É inviável destacar um ou outro setor da escola. Desde a comissão de frente até a última alegoria, passando pelas baianas hipnóticas, foram muitos os segmentos elogiáveis. Alguns deles, para marcar o carnaval. Dificilmente alguém conseguirá esquecer dos dinossauros capturando as arqueólogas na floresta. Ou do Gulliver levantando-se imponente (imagem ao lado). Teve até aterrissagem de nave espacial. Enfim, um desfile para relembrar, independentemente do resultado. O mundo que Paulo criou conseguiu transformar o tradicional em vanguardista sem rompimentos traumáticos, apenas mesclando e incorporando. Como se fosse fácil. Talvez seja. Afinal, no mundo dos gênios, tudo é possível.

Após a passagem da Portela, veio a Imperatriz. Zezé di Camargo e Luciano foi/foram (é no singular ou no plural?) um convite (ou dois?) a tomar o rumo de casa. Então, não fico à vontade para julgar o desfile da agremiação, pois a acompanhei apenas até o início do segundo setor. Em seguida, apresentou-se a Mangueira. Rejuvenescida e praticamente reinventada, a Estação Primeira ressurgiu na ótima homenagem a Maria Bethânia.
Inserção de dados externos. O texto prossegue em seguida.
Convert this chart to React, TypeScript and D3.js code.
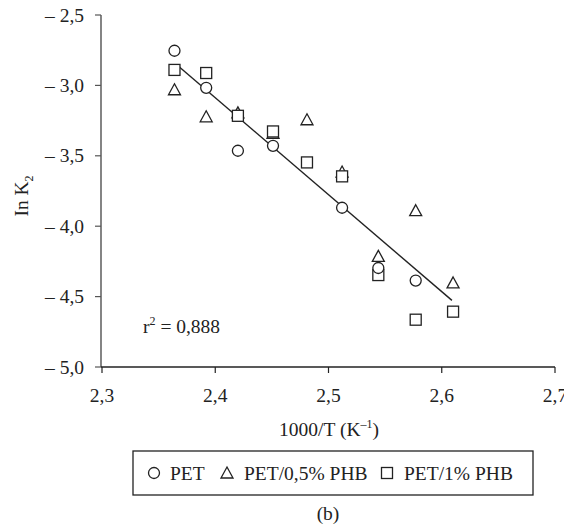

Como acompanhei pela transmissão da emissora hegemônica que a cada ano parece se superar na capacidade de passar o irrelevante e omitir o essencial, também não fico à vontade para fazer maiores avaliações. Só que ficou evidente o quanto a Manga evoluiu do ano passado para este. Tenho forte convicção que isso irá se refletir na apuração.